= What is expected =
Return exactly, please, the lines that run from the line with "Recreate this image" to the line with "ax = fig.add_axes([0.1346, 0.1527, 0.494, 0.5018])", ends included, and omit all pictures.

= Data records =
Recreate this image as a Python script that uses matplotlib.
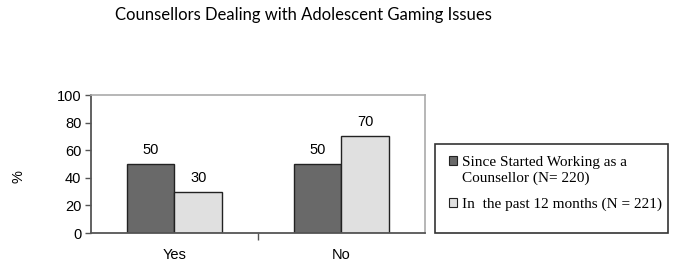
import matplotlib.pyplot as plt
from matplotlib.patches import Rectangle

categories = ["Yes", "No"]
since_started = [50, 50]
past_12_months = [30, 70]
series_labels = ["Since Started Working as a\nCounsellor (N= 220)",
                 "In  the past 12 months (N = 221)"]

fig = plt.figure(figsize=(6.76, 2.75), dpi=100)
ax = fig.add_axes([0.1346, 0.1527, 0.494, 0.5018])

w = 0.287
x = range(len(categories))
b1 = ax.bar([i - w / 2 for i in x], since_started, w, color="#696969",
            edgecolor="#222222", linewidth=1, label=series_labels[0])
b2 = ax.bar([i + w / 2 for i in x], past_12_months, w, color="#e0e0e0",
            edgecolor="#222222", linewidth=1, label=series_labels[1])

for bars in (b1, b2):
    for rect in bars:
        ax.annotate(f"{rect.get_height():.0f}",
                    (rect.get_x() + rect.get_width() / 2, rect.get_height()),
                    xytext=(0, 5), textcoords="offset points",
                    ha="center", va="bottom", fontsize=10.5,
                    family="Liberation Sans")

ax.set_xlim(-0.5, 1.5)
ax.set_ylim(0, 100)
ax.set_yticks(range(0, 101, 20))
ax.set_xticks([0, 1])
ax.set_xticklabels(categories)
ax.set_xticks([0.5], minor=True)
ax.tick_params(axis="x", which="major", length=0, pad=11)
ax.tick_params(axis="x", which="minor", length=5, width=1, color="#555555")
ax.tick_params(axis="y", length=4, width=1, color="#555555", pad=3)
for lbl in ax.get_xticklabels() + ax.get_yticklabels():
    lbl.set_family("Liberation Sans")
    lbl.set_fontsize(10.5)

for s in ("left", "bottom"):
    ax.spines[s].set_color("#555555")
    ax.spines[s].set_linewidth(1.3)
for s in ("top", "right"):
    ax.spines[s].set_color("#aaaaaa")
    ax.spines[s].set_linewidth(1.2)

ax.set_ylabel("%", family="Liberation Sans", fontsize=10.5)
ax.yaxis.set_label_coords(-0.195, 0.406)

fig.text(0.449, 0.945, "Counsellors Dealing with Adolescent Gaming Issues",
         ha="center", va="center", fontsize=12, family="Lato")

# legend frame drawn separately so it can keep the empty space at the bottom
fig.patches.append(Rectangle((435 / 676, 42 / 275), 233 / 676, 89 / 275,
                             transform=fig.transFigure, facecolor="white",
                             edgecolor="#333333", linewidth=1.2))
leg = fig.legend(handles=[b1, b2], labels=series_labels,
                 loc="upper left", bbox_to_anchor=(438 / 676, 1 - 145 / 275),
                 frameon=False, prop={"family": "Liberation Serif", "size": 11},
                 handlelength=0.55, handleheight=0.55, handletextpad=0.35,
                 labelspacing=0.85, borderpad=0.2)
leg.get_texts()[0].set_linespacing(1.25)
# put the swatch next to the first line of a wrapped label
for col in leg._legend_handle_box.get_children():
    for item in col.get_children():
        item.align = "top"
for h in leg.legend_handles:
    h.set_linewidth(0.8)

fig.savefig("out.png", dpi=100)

...

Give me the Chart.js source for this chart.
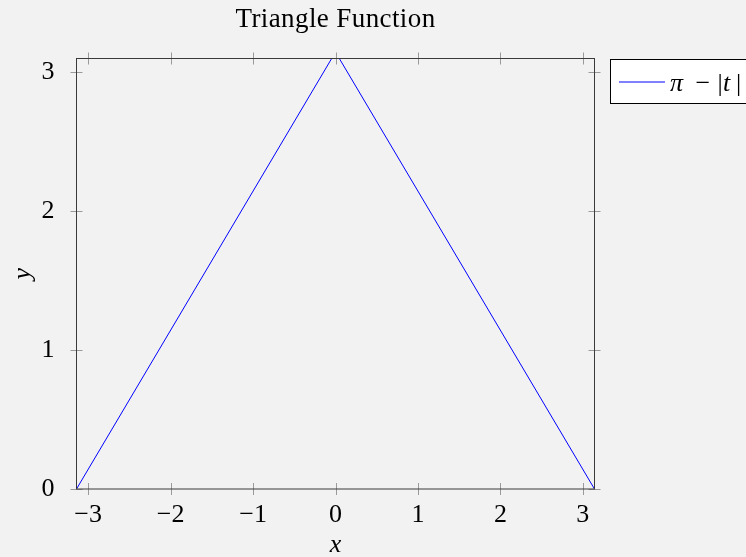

= Finished answer =
Recreate this image as a Python script that uses matplotlib.
import matplotlib.pyplot as plt
from matplotlib.patches import Rectangle

categories = ["Yes", "No"]
since_started = [50, 50]
past_12_months = [30, 70]
series_labels = ["Since Started Working as a\nCounsellor (N= 220)",
                 "In  the past 12 months (N = 221)"]

fig = plt.figure(figsize=(6.76, 2.75), dpi=100)
ax = fig.add_axes([0.1346, 0.1527, 0.494, 0.5018])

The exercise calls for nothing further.